"Sebab kita diselamatkan dalam pengharapan. Tetapi pengharapan yang dilihat, bukan pengharapan lagi; sebab bagaimana orang masih mengharapkan apa yang dilihatnya? Tetapi jika kita mengharapkan apa yang tidak kita lihat, kita menantikannya dengan tekun."
Hidup dalam Pengharapan
Pengharapan adalah salah satu kebajikan teologis yang krusial dalam perjalanan iman kita, bersama dengan iman dan kasih. Namun di dunia yang sering dipenuhi dengan berita-berita negatif, konflik, dan penderitaan, mempertahankan pengharapan dapat menjadi tantangan besar.
Memahami Pengharapan Kristiani
Apa sebenarnya pengharapan Kristiani itu?
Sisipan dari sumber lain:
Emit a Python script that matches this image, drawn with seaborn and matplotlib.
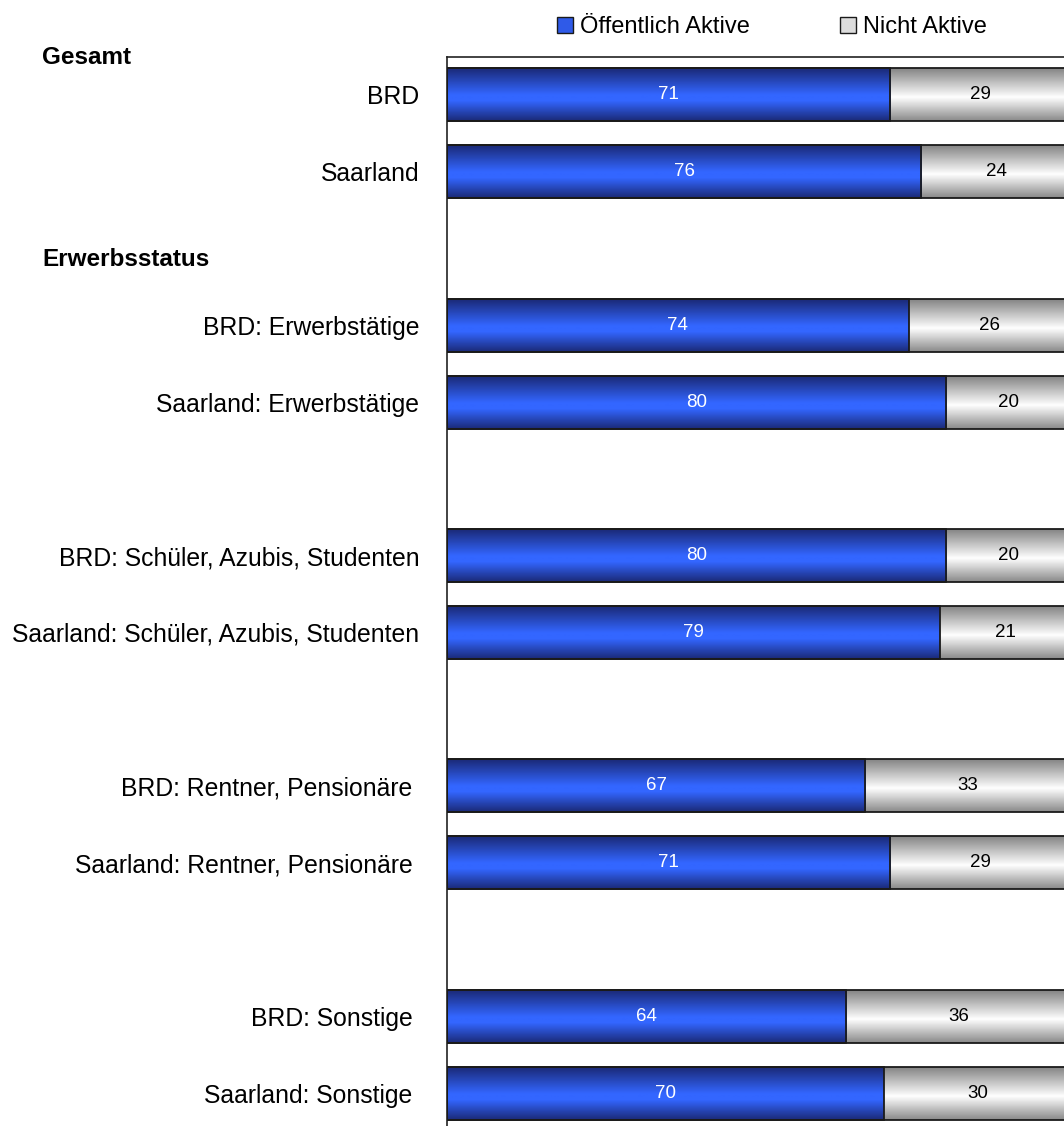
import numpy as np
import pandas as pd
import matplotlib
matplotlib.use("Agg")
import matplotlib.pyplot as plt
from matplotlib.colors import LinearSegmentedColormap
from matplotlib.patches import Patch
import seaborn as sns

# ---- data ----
categories = ["BRD", "Saarland", " ",
              "BRD: Erwerbstätige", "Saarland: Erwerbstätige", "  ",
              "BRD: Schüler, Azubis, Studenten", "Saarland: Schüler, Azubis, Studenten", "   ",
              "BRD: Rentner, Pensionäre ", "Saarland: Rentner, Pensionäre ", "    ",
              "BRD: Sonstige ", "Saarland: Sonstige "]
aktive = [71, 76, np.nan, 74, 80, np.nan, 80, 79, np.nan, 67, 71, np.nan, 64, 70]
nicht = [29, 24, np.nan, 26, 20, np.nan, 20, 21, np.nan, 33, 29, np.nan, 36, 30]
series_names = ["Öffentlich Aktive", "Nicht Aktive"]
group_headers = ["Gesamt", "Erwerbsstatus"]

df = pd.DataFrame({"cat": categories, "aktive": aktive, "nicht": nicht})
df["total"] = df["aktive"] + df["nicht"]

sns.set_style("white")
plt.rcParams["font.family"] = ["Liberation Sans", "DejaVu Sans"]
plt.rcParams["text.color"] = "black"

W, H = 1064, 1126
fig = plt.figure(figsize=(W / 100, H / 100), dpi=100)
ax_left = 447
ax_right = 1071
ax_top = 56.5
ax_bottom = 1131.5
ax = fig.add_axes([ax_left / W, (H - ax_bottom) / H, (ax_right - ax_left) / W, (ax_bottom - ax_top) / H])

bar_w = 0.69
sns.barplot(data=df, x="total", y="cat", order=categories, color="#bbbbbb",
            width=bar_w, orient="h", ax=ax, errorbar=None)
n_gray = len(ax.patches)
sns.barplot(data=df, x="aktive", y="cat", order=categories, color="#3366ff",
            width=bar_w, orient="h", ax=ax, errorbar=None)

blue_cmap = LinearSegmentedColormap.from_list(
    "b", [(0, "#1b2a78"), (0.5, "#3366ff"), (0.62, "#3366ff"), (1, "#1b2a78")])
gray_cmap = LinearSegmentedColormap.from_list(
    "g", [(0, "#858585"), (0.55, "#ffffff"), (1, "#8a8a8a")])
grad = np.linspace(0, 1, 64).reshape(-1, 1)

for i, p in enumerate(ax.patches):
    w = p.get_width()
    if not np.isfinite(w) or w == 0:
        continue
    x0, y0 = p.get_x(), p.get_y()
    h = p.get_height()
    is_gray = i < n_gray
    cmap = gray_cmap if is_gray else blue_cmap
    ax.imshow(grad, cmap=cmap, aspect="auto", interpolation="bilinear",
              extent=(x0, x0 + w, y0 + h, y0), zorder=1 if is_gray else 2)
    p.set_facecolor("none")
    p.set_edgecolor("#1a1a1a")
    p.set_linewidth(1.3)
    p.set_zorder(3)

# value labels
for i, c in enumerate(categories):
    a, n = aktive[i], nicht[i]
    if np.isnan(a):
        continue
    ax.text(a / 2, i, f"{int(a)}", ha="center", va="center", color="white", fontsize=13.5, zorder=5)
    ax.text(a + n / 2, i, f"{int(n)}", ha="center", va="center", color="black", fontsize=13.5, zorder=5)

ax.set_xlim(0, 100)
ax.set_ylim(len(categories) - 0.5, -0.5)
ax.set_xlabel("")
ax.set_ylabel("")
ax.set_xticks([])
ax.tick_params(axis="y", length=0, pad=20, labelsize=17.8, labelcolor="black")
for s in ax.spines.values():
    s.set_color("#222222")
    s.set_linewidth(1.2)

# group headers
fig.text(42 / W, 1 - 58 / H, group_headers[0], fontsize=17.5, fontweight="bold",
         va="center", ha="left", color="black")
fig.text(42 / W, 1 - 260 / H, group_headers[1], fontsize=17.5, fontweight="bold",
         va="center", ha="left", color="black")

# legend
handles = [Patch(facecolor="#2f5ae8", edgecolor="#1a1a1a", label=series_names[0]),
           Patch(facecolor="#dcdcdc", edgecolor="#1a1a1a", label=series_names[1])]
fig.legend(handles=handles, loc="center", bbox_to_anchor=(772 / W, 1 - 27 / H), ncol=2,
           frameon=False, fontsize=17, handlelength=0.68, handleheight=0.68,
           handletextpad=0.3, columnspacing=3.8, labelcolor="black")

fig.savefig("out.png", dpi=100)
Pengharapan Kristiani bukan sekadar optimisme naif yang mengabaikan realitas sulit kehidupan. Ini bukan “berharap-harap cemas” atau “berpikir positif” biasa. Pengharapan Kristiani berakar pada keyakinan bahwa Allah setia pada janji-Nya, bahwa kematian dan kebangkitan Kristus telah membuka jalan menuju kehidupan baru, dan bahwa Roh Kudus terus menyertai kita dalam perjalanan.
“Sebab kita diselamatkan dalam pengharapan. Tetapi pengharapan yang dilihat, bukan pengharapan lagi; sebab bagaimana orang masih mengharapkan apa yang dilihatnya? Tetapi jika kita mengharapkan apa yang tidak kita lihat, kita menantikannya dengan tekun.” (Roma 8:24-25)
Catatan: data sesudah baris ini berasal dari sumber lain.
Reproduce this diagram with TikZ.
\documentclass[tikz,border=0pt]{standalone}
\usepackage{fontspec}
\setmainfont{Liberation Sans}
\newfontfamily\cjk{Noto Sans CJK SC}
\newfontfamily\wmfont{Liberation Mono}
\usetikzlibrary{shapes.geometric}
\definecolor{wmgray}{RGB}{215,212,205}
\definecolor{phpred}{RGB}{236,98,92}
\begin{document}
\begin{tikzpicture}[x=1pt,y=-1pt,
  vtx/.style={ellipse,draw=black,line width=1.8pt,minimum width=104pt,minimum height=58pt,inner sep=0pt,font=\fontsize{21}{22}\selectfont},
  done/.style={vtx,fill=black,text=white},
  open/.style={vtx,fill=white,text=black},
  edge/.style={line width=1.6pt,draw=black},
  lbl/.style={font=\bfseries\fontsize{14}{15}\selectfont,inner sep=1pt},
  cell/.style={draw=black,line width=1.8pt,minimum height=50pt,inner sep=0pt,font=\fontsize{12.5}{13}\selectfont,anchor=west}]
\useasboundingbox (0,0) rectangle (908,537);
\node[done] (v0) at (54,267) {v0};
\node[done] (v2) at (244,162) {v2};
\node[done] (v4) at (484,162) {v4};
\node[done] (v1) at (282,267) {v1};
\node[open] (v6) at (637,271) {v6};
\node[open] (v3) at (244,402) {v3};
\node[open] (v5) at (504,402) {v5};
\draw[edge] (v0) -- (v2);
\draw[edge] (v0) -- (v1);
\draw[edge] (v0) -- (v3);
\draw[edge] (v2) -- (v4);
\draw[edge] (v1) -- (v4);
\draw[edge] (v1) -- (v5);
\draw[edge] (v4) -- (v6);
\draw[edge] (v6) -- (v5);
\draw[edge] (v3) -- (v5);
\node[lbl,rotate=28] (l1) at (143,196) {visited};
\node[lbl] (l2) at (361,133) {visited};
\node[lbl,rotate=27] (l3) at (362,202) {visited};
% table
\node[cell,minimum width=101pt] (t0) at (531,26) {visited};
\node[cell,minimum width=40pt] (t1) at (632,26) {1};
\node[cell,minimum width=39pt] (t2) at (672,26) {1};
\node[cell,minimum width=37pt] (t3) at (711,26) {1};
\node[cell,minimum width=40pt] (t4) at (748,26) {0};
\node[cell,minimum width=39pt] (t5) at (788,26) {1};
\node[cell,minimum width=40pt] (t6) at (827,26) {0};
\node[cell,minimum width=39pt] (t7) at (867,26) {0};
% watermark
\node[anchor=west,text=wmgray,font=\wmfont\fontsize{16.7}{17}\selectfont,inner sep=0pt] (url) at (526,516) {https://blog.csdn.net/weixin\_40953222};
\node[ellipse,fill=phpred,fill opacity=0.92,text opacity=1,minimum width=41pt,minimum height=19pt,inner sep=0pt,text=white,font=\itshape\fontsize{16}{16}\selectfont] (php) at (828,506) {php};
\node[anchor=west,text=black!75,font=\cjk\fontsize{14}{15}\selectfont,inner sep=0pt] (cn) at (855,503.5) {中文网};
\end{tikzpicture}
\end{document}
Pengharapan melibatkan dimensi “belum” dari iman kita—ketegangan antara apa yang sudah digenapi dalam Kristus dan apa yang masih kita nantikan dengan penuh keyakinan.
Teladan Pengharapan dalam Alkitab
Alkitab penuh dengan kisah-kisah tentang pengharapan di tengah situasi tanpa harapan:
- Abraham dan Sara yang menerima janji keturunan di usia tua mereka
- Yusuf yang mengalami penderitaan sebagai budak dan tahanan sebelum menjadi penguasa di Mesir
- Bangsa Israel yang berjalan melalui padang gurun menuju Tanah Terjanji
- Dan tentu saja, kebangkitan Kristus sendiri adalah bukti terkuat bahwa keputusasaan dan kematian tidak memiliki kata akhir
Menjadi Saksi Pengharapan
Hidup dalam pengharapan juga berarti menjadi saksi pengharapan bagi dunia. Seperti yang dikatakan oleh Santo Petrus, “Tetapi kuduskanlah Kristus di dalam hatimu sebagai Tuhan! Dan siap sedialah pada segala waktu untuk memberi pertanggungan jawab kepada tiap-tiap orang yang meminta pertanggungan jawab dari kamu tentang pengharapan yang ada padamu” (1 Petrus 3:15).
Dalam situasi dunia saat ini, mungkin nampak sulit untuk mempertahankan pengharapan. Namun justru saat-saat seperti inilah, kita sebagai orang beriman, diundang untuk menemukan alasan-alasan untuk berharap—untuk melihat tanda-tanda kehadiran Allah yang terus bekerja dalam sejarah manusia, untuk mengingat janji-Nya yang setia, dan untuk menjalankan peran kita dalam mewujudkan Kerajaan-Nya “seperti di surga demikian juga di bumi.”
Marilah kita, seperti Maria yang berdiri di kaki salib, tetap berharap bahkan saat segala sesuatu tampak gelap. Seperti para murid yang berkumpul dalam ketakutan setelah kematian Yesus, marilah kita menantikan dengan setia fajar kebangkitan-Nya. Dan dalam kehidupan sehari-hari, mari kita menjadi tanda-tanda pengharapan bagi mereka yang putus asa, menjadi pelaku-pelaku kecil dari janji Allah yang besar.